The European Parliament’s environment committee voted to create a Europe-wide ship recycling fund, in response to the European Commission’s proposed rules to ensure that European ships are only recycled in facilities that are safe for workers and environmentally sound.
More than 1000 large old commercial ships, such as tankers and container vessels, are recycled for their scrap metal every year, but many European ships end up in substandard facilities on the tidal beaches of South Asia. These facilities mostly lack the environmental protection and safety measures needed to manage the hazardous materials — such as asbestos, polychlorinated biphenyls (PCBs), tributyl tin and oil sludge — contained in end-of-life ships. This leads to high accident rates and health risks for workers and extensive environmental pollution, according to the European Commission.
In 2009, more than 90 % of European ships were dismantled in ship recycling facilities in non-OECD countries, some of which were substandard. The quantity of European end-of-life ships is significant, since 17 % of world tonnage is registered under an EU flag. This makes it a priority for the EU to improve ship dismantling practices worldwide.
Environment Commissioner Janez Poto?nik said: “Although the ship recycling sector has improved its practices, many facilities continue to operate under conditions that are dangerous and damaging. This proposal aims to ensure that our old ships are recycled in a way that respects the health of workers as well as the environment. It is a clear signal to invest urgently in upgrading recycling facilities.” The new rules, which will take the form of a Regulation, propose a system of survey, certification and authorization for large commercial seagoing vessels that fly the flag of an EU Member State, covering their whole life cycle from construction to operation and recycling.
Ship recycling facilities will have to meet a set of environmental and safety requirements in order to be included on a list of authorized facilities world wide. European ships will be allowed to be recycled only in facilities on the list. Some of the requirements to be met by the ship recycling facilities are stricter than those foreseen by the Hong Kong Convention. This will ensure better traceability for European ships, and will guarantee that the waste resulting from dismantling (and any hazardous materials it contains) is managed in an environmentally sound way.
The proposal will see a recycling fund be set up, which would be financed by a recycling levy charged for any port call by EU or non-EU ships, writes Waste Management World. Owners of EU ships that are sold for recycling and that end up sent to a beach or facility not on the EU list would face penalties.
The NGO Shipbreaking Platform, a global coalition of 18 environmental, human rights and labor rights organizations promoting clean and safe ship recycling, issued a press release in January calling on the European Parliament and the Council to include a financial mechanism in order to turn the Commission proposal into an effective instrument to promote responsible ship recycling and to level the playing field globally. “Every year, more European end-of-life ships containing hazardous materials are sent to India, Bangladesh and Pakistan.
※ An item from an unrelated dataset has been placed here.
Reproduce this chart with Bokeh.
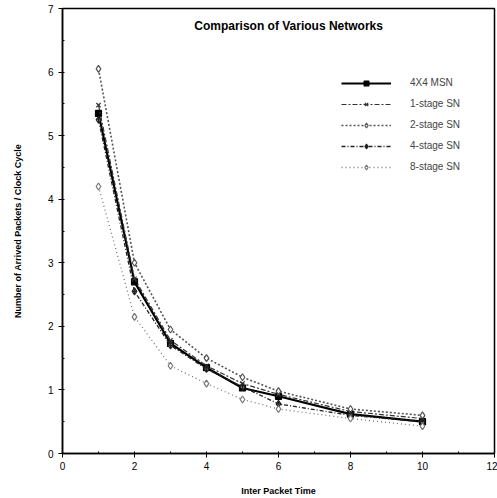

Such practices are unacceptable and Europe is in the driver’s seat to put a stop to this on-going human rights and environmental disaster,” says Patrizia Heidegger, executive director of the NGO Shipbreaking Platform. “Only a financial mechanism enforced in EU ports can properly internalize costs and close loopholes, which have allowed ships until now to escape legislation and accountability.”
The Shipbreaking Platform applauded the vote.